Competitors must make it through three judging rounds. The two main prizes of $7.5 million each will go to the teams that make the most of CO2 from coal and gas plants. A U.S. coal plant and Canadian gas plant will be named as the XPrize's test sites soon. The prize is sponsored by NRG Energy and Canada's Oil Sands Industry Alliance.
The guidelines rule out technologies that miss the spirit of low-carbon innovation. Trees, for example, have proven adept at catching carbon, but their core technology—photosynthesis—isn't new. "Enhanced oil recovery" is energy-industry jargon for pumping CO2 into a well to drive up more oil. That's a marketable use of the gas, but in the service of burning more carbon.
The Carbon Prize may be the most physically challenging competition yet. Not because it necessarily requires great exertion, but because of the actual physical chemistry of CO2 itself. Carbon dioxide is a very low-energy molecule. It's spent fuel—the molecular equivalent of passing out from exhaustion after a long run. So to make CO2 into anything useful, you need to use lots of energy. But producing energy typically emits CO2, which the XPrize wants people to make into useful products, which requires energy, which produces CO2 ….

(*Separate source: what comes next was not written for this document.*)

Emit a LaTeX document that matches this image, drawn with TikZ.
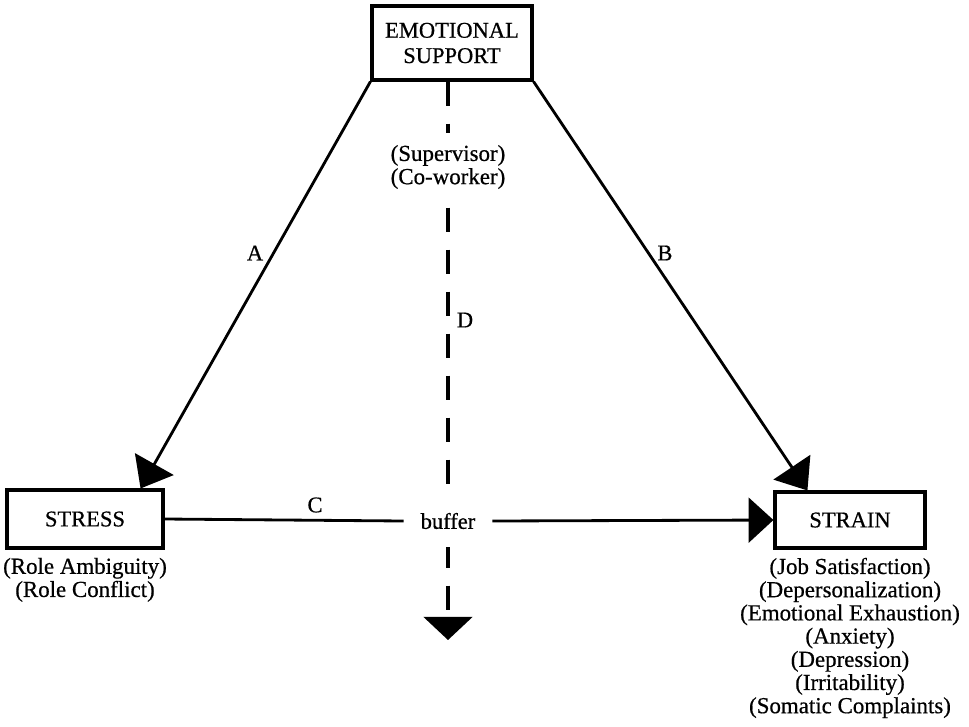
\documentclass[tikz,border=0pt]{standalone}
\usepackage{fontspec}
\setmainfont{Liberation Serif}[FakeBold=0.6]
\usetikzlibrary{positioning,arrows.meta}
\tikzset{box node/.style={rectangle, draw, line width=2.2pt, align=center, inner sep=0pt}, }
\tikzset{list node/.style={align=center, inner sep=0pt, font=\fontsize{16.3}{16.5}\selectfont}, }
\tikzset{big arrow/.style={line width=2pt, -{Triangle[length=0.7cm, width=1.1cm]}}, }
\tikzset{buffer line/.style={line width=2.2pt, dash pattern=on 0.6cm off 0.45cm}, }

\begin{document}
\begin{tikzpicture}[x=0.025cm, y=-0.025cm, font=\fontsize{16}{17}\selectfont]
	\useasboundingbox (0,0) rectangle (969,726);
	\node[box node, minimum width=4cm, minimum height=1.85cm] (support) at (452,43) {EMOTIONAL\\[1pt]SUPPORT};
	\node[box node, minimum width=3.9cm, minimum height=1.45cm] (stress) at (85,519) {STRESS};
	\node[box node, minimum width=3.75cm, minimum height=1.4cm] (strain) at (850,520) {STRAIN};
	\coordinate (dend) at (448,640);
	\draw[buffer line, -{Triangle[length=0.58cm, width=1.22cm]}] (support.south -| dend) -- (dend);
	\node[fill=white, inner xsep=0.42cm, inner ysep=0.45cm] (buffer) at (448,521) {buffer};
	\node[list node, fill=white, inner xsep=2pt, inner ysep=0.3cm] (sources) at (448,167) {(Supervisor)\\(Co-worker)};
	\node[list node, below=0.2cm of stress] (stresslist) {(Role Ambiguity)\\(Role Conflict)};
	\node[list node, below=0.2cm of strain] (strainlist) {(Job Satisfaction)\\(Depersonalization)\\(Emotional Exhaustion)\\(Anxiety)\\(Depression)\\(Irritability)\\(Somatic Complaints)};
	\node (alabel) at (255,253) {A};
	\node (blabel) at (665,253) {B};
	\node (clabel) at (315,505) {C};
	\node (dlabel) at (465,320) {D};
	\path
		(support.south west) edge[big arrow] ([xshift=-0.6cm]stress.north east)
		(support.south east) edge[big arrow] ([xshift=0.85cm]strain.north west)
		;
	\draw[line width=2pt] (stress.east) -- (buffer.west);
	\draw[line width=2pt, -{Triangle[length=0.62cm, width=1.12cm]}] (buffer.east) -- (strain.west);
\end{tikzpicture}
\end{document}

This competition is sponsored by the USA’s NRG Energy and Canada’s Oil Sands Industry Alliance. They deserve any favourable publicity from this effort, and who knows, perhaps it will spark a sensible commercial idea which lowers CO2 emissions. It is not a new idea – see Herbert Hoover’s sensible comments nearly a hundred years ago, quoted in the concluding paragraph of Bloomberg’s article.